Lecture: Average Atomic Mass and Moles

Introduction to Average Atomic Mass

• Idea: Useful concept for understanding mass at atomic/molecular level.
• Objective: Connect atomic-scale masses to sample masses in chemistry labs.

From Atomic Mass to Lab Scale

• Context: Chemists deal with grams of substances, not individual atoms.
• Average Atomic Mass Example:
  • Lithium's average atomic mass: 6.94 unified atomic mass units per atom.

Avogadro's Number

• Definition: The number of atoms that equate to a substance's average atomic mass in grams.
• Value: 6.02214076 x 10^23 (approximated as 6.022 x 10^23).
• Named After: Amadeo Avogadro, 19th-century Italian chemist.

Concept of a Mole

• Definition: A unit representing 6.022 x 10^23 entities (atoms, molecules).
• Origin: Term coined by German chemist Wilhelm Ostwald, based on 'molecule'.
• Analogy: A dozen represents 12 items; a mole represents Avogadro's number of items.
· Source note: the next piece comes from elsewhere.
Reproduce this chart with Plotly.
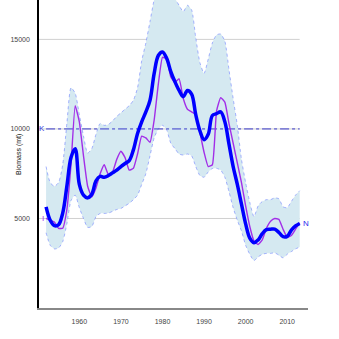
import plotly.graph_objects as go

years = list(range(1952, 2014))

biomass = [5650, 4900, 4600, 4650, 5300, 6800, 8400, 8900, 6900, 6300,
           6150, 6350, 7100, 7350, 7300, 7400, 7550, 7700, 7900, 8070,
           8230, 8830, 9750, 10400, 10950, 11600, 13100, 14100, 14300, 13950,
           13200, 12630, 12150, 11800, 12150, 11950, 10800, 9900, 9400, 9700,
           10750, 10850, 10950, 10400, 9150, 7900, 6900, 5800, 4700, 3900,
           3650, 3800, 4150, 4380, 4400, 4400, 4220, 3980, 4000, 4350,
           4580, 4720]

index = [5000, 4900, 4800, 4450, 4450, 5500, 8000, 11300, 10400, 8500,
         6800, 6200, 6700, 7500, 8000, 7450, 7600, 8300, 8750, 8400,
         7700, 7800, 8600, 9600, 9500, 9250, 10500, 12500, 14000, 13900,
         12900, 12600, 12800, 11700, 11100, 10950, 10800, 9800, 8700, 7900,
         8000, 11000, 11750, 11500, 10300, 9200, 8100, 7000, 5700, 4550,
         3750, 3550, 3800, 4450, 4850, 5000, 4950, 4400, 3950, 4050,
         4400, 4750]

upper = [7900, 7000, 6800, 7000, 8000, 10300, 12300, 12000, 10800, 9600,
         8650, 8900, 9700, 10300, 10200, 10250, 10450, 10700, 10900, 11100,
         11300, 11600, 12300, 13800, 14800, 16000, 17200, 17800, 18200, 18300,
         18000, 17300, 16900, 16550, 16900, 16650, 15100, 13700, 13100, 13900,
         14800, 15250, 15300, 14900, 13300, 11700, 10200, 8300, 7000, 5900,
         5100, 5700, 5950, 6050, 6050, 6150, 6100, 5650, 5600, 5950,
         6300, 6550]

lower = [4200, 3500, 3300, 3350, 3700, 4700, 6000, 6300, 5600, 5000,
         4500, 4550, 5100, 5280, 5280, 5300, 5400, 5500, 5560, 5700,
         5850, 6050, 6300, 6900, 7500, 8500, 9500, 10000, 10200, 9950,
         9200, 8900, 8600, 8540, 8600, 8500, 7900, 7400, 7300, 7600,
         7790, 7800, 7700, 7300, 6500, 5600, 4900, 4300, 3500, 3000,
         2650, 2850, 3000, 3050, 3050, 3080, 2950, 2800, 3000, 3150,
         3300, 3400]

K = 10000
y_ticks = [5000, 10000, 15000]
x_ticks = [1960, 1970, 1980, 1990, 2000, 2010]

band_edge = dict(color='rgba(110,130,255,0.75)', width=0.8, dash='dot', shape='spline', smoothing=0.6)

fig = go.Figure()

fig.add_trace(go.Scatter(x=years, y=upper, mode='lines', line=band_edge,
                         hoverinfo='skip', showlegend=False))
fig.add_trace(go.Scatter(x=years, y=lower, mode='lines', line=band_edge,
                         fill='tonexty', fillcolor='#d5e9f1',
                         hoverinfo='skip', showlegend=False))

# grid lines only as far as the data goes
for v in y_ticks:
    fig.add_shape(type='line', xref='x', yref='y', x0=1950.3, x1=years[-1], y0=v, y1=v,
                  line=dict(color='#d0d0d0', width=1), layer='below')

fig.add_trace(go.Scatter(x=[years[0], years[-1]], y=[K, K], mode='lines',
                         line=dict(color='#3a3acc', width=1, dash='dashdot'),
                         hoverinfo='skip', showlegend=False))

fig.add_trace(go.Scatter(x=years, y=index, mode='lines',
                         line=dict(color='#a22ee8', width=1.4, shape='spline', smoothing=0.4),
                         showlegend=False))
fig.add_trace(go.Scatter(x=years, y=biomass, mode='lines',
                         line=dict(color='#0000ff', width=3.5, shape='spline', smoothing=1),
                         showlegend=False))

fig.add_annotation(x=years[0], y=K, text='K', showarrow=False, xanchor='center', xshift=-4,
                   font=dict(color='#4040dd', size=8, family='Liberation Sans'))
fig.add_annotation(x=years[-1], y=biomass[-1], text='N', showarrow=False, xanchor='left', xshift=1,
                   font=dict(color='#2a2aee', size=8, family='Liberation Sans'))
fig.add_annotation(x=years[0], y=index[0], text='I', showarrow=False, xanchor='center', xshift=-3,
                   font=dict(color='#a22ee8', size=8, family='Liberation Sans'))
fig.add_annotation(xref='paper', yref='paper', x=-0.097, y=0.5, text='Biomass (mt)',
                   textangle=-90, showarrow=False,
                   font=dict(color='#111111', size=7, family='Liberation Sans'))

fig.update_layout(
    width=339, height=339,
    margin=dict(l=39, r=31, t=0, b=31),
    paper_bgcolor='white', plot_bgcolor='white',
    font=dict(family='Liberation Sans', size=7, color='#444444'),
    xaxis=dict(range=[1950.3, 2015], tickvals=x_ticks, showgrid=False, zeroline=False,
               showline=True, linecolor='#888888', linewidth=2, ticks='', ticklen=0,
               ticklabelstandoff=6),
    yaxis=dict(range=[0, 17200], tickvals=y_ticks, tickformat='d', showgrid=False,
               zeroline=False, showline=True, linecolor='#000000', linewidth=1.5,
               ticks='', ticklen=0, ticklabelstandoff=6),
)

fig.write_html("out.html", config={'displayModeBar': False},
               post_script="document.body.style.margin='0';")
Practical Example: Calculating Atoms in a Sample

• Problem: Determine the number of germanium atoms in a 15.4 mg sample.

Steps to Solve

1. Convert Milligrams to Grams:
   • 15.4 mg = 0.0154 g (divide by 1000).
2. Calculate Moles of Germanium:
   • Use Germanium's molar mass: 72.63 g/mol.
   • Formula: ( \text{Moles} = \frac{\text{grams}}{\text{grams per mole}} ).
3. Determine Number of Atoms:
   • Multiply moles by Avogadro's number.
   • Calculation: 15.4 mg → grams → moles → atoms.

Detailed Calculation

• Convert to Grams:
  • 15.4 mg to grams: 0.0154 g.
• Determine Moles:
  • ( 0.0154 \text{ g} \div 72.63 \text{ g/mol} ).
• Calculate Atoms:
  • Moles x Avogadro's number = atoms.
  • Final result: Approximately 1.28 x 10^20 atoms.

Conclusion

• Outcome: Understanding moles and Avogadro's number helps in converting atomic-scale measures to practical lab-scale measures.
• Significance: Provides a basis for calculating the number of atoms in a given mass of a substance, improving practical lab calculations.